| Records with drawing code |
========
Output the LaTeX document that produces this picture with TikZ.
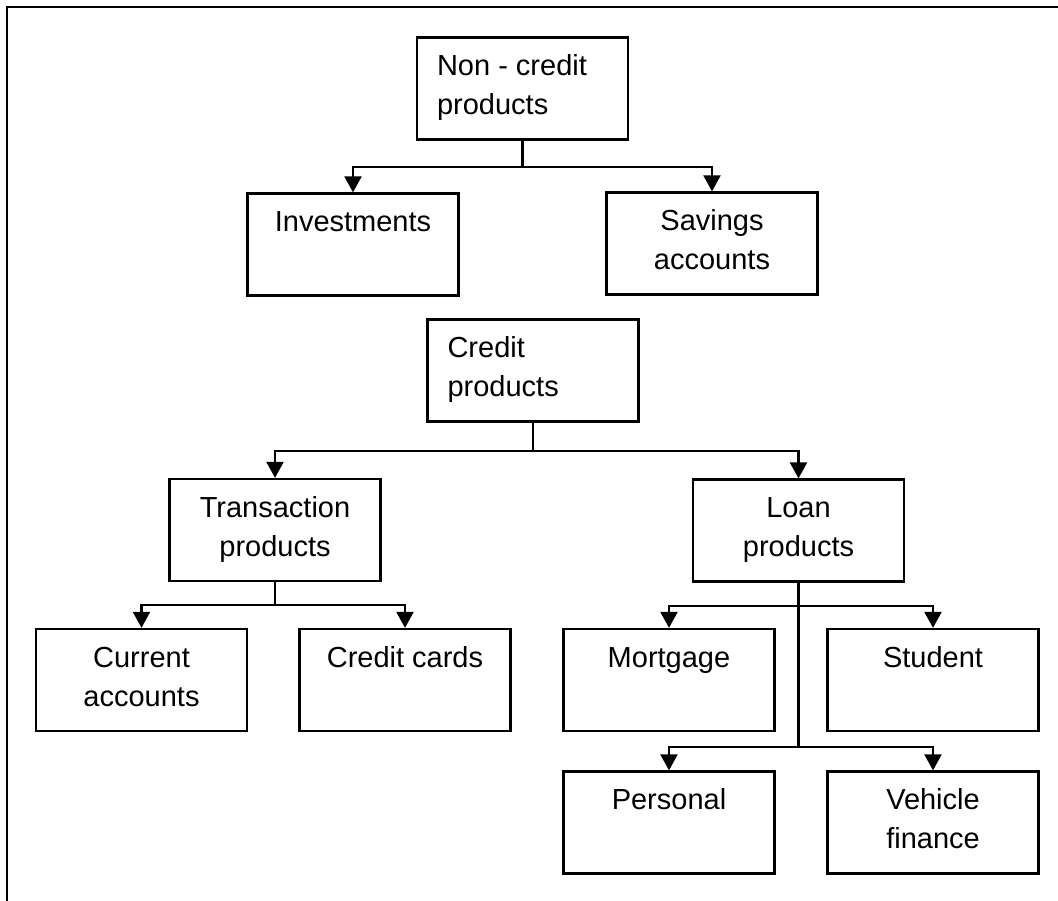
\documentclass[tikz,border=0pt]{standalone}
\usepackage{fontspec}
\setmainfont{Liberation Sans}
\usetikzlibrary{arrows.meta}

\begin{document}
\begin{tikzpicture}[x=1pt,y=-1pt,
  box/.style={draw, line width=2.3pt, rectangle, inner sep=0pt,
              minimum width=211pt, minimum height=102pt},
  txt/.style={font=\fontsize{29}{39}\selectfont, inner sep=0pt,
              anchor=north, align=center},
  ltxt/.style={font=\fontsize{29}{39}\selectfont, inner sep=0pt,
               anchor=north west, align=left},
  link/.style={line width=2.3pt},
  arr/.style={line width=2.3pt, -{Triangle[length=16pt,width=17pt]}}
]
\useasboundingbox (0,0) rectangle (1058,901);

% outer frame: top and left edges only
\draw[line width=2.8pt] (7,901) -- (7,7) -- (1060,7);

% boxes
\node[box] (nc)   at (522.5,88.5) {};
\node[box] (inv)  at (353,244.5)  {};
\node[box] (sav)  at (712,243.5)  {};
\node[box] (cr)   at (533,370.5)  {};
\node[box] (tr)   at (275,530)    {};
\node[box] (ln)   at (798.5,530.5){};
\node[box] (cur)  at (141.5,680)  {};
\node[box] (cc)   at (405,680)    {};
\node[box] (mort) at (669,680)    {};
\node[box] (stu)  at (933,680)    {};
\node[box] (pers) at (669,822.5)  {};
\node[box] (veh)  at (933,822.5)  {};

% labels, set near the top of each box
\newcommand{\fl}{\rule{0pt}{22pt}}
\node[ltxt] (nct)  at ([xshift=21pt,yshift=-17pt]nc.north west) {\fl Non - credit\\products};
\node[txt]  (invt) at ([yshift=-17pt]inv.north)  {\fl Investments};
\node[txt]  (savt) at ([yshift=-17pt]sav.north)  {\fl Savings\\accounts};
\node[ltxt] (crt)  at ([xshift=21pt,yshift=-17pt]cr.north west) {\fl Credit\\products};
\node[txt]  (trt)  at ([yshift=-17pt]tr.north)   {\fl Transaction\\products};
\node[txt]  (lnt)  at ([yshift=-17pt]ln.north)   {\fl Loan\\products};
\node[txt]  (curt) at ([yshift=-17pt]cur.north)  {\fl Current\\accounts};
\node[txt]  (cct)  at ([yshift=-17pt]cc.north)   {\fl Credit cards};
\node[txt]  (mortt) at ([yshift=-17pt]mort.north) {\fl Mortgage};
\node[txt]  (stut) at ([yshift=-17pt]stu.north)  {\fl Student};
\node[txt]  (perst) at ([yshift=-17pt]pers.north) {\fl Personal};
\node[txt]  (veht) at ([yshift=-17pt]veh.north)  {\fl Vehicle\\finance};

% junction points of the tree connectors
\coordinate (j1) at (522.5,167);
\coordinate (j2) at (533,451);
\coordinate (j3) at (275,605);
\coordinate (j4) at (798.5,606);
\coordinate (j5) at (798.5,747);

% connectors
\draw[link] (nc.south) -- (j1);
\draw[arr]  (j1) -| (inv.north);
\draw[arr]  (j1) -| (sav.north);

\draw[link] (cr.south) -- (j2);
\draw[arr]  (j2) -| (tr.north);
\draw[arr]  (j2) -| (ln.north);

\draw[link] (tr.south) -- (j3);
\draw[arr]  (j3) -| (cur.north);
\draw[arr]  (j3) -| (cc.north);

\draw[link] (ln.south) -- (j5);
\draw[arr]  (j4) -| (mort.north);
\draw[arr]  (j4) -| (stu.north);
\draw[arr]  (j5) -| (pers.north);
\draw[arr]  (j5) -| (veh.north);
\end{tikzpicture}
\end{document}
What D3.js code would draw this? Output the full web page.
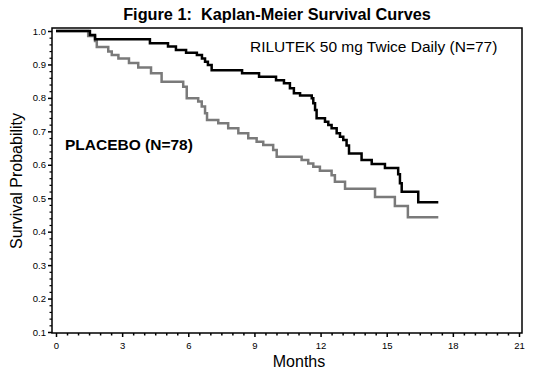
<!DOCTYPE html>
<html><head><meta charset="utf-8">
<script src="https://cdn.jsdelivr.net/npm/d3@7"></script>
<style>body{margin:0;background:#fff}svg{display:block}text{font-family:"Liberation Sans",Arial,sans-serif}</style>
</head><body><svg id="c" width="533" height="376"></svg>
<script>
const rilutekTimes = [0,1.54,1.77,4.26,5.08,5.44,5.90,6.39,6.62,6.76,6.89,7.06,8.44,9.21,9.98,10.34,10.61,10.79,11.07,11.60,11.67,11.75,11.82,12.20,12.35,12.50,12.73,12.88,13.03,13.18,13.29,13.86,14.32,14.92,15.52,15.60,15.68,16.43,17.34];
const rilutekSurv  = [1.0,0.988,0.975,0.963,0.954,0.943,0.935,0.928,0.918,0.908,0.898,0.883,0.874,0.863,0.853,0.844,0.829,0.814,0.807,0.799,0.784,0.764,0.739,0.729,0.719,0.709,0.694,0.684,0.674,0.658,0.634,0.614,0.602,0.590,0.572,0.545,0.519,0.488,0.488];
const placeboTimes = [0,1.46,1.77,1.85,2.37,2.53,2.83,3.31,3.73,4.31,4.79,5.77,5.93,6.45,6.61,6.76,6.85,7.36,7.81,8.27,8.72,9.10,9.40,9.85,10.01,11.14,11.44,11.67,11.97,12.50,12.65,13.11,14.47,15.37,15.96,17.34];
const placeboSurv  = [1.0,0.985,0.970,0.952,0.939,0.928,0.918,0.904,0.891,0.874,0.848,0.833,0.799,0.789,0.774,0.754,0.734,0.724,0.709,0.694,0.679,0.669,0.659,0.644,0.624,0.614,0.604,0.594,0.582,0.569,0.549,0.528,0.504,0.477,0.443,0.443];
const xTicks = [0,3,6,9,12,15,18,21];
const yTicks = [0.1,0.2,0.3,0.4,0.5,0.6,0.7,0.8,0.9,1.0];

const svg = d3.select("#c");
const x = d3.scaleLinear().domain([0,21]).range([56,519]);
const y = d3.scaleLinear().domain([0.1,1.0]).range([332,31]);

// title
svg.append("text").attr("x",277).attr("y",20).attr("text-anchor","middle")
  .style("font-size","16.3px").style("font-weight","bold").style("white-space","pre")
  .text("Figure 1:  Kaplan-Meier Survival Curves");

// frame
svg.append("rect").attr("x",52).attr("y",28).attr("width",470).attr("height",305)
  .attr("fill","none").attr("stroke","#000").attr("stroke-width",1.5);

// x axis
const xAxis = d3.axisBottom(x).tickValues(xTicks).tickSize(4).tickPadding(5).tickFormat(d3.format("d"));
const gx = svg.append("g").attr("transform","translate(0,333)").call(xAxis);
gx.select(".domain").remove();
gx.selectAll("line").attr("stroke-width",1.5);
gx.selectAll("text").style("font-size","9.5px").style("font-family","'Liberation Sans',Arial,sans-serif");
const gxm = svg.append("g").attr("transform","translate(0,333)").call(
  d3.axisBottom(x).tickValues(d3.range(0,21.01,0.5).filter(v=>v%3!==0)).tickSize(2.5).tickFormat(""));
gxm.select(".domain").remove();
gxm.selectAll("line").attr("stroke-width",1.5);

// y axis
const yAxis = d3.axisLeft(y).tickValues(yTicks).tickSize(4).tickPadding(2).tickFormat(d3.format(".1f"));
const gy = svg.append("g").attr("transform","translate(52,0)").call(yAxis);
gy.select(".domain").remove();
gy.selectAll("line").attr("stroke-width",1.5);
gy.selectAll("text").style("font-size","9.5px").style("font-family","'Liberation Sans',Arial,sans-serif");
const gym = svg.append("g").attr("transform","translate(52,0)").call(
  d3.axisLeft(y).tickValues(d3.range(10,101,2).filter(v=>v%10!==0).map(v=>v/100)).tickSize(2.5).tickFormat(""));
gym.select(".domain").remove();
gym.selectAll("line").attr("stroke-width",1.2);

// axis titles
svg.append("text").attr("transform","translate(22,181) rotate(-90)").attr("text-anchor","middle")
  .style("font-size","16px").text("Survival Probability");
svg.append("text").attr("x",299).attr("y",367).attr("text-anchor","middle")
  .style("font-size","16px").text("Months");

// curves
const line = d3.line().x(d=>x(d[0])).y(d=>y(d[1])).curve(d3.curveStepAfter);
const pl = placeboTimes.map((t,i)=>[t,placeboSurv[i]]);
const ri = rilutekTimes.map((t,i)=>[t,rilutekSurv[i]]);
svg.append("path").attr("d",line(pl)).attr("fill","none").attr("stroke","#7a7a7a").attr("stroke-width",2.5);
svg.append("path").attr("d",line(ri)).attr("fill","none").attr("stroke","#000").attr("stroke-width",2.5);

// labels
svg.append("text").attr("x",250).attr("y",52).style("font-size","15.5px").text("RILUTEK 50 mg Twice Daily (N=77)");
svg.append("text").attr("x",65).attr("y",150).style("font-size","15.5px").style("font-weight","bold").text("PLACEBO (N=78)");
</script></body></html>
========
| Exercise task |
Leave the pictures out, and restate exactly the lines from the start of the records through the one that contains "(7,7) -- (1060,7);".

| Solution to this task |
Output the LaTeX document that produces this picture with TikZ.
\documentclass[tikz,border=0pt]{standalone}
\usepackage{fontspec}
\setmainfont{Liberation Sans}
\usetikzlibrary{arrows.meta}

\begin{document}
\begin{tikzpicture}[x=1pt,y=-1pt,
  box/.style={draw, line width=2.3pt, rectangle, inner sep=0pt,
              minimum width=211pt, minimum height=102pt},
  txt/.style={font=\fontsize{29}{39}\selectfont, inner sep=0pt,
              anchor=north, align=center},
  ltxt/.style={font=\fontsize{29}{39}\selectfont, inner sep=0pt,
               anchor=north west, align=left},
  link/.style={line width=2.3pt},
  arr/.style={line width=2.3pt, -{Triangle[length=16pt,width=17pt]}}
]
\useasboundingbox (0,0) rectangle (1058,901);

% outer frame: top and left edges only
\draw[line width=2.8pt] (7,901) -- (7,7) -- (1060,7);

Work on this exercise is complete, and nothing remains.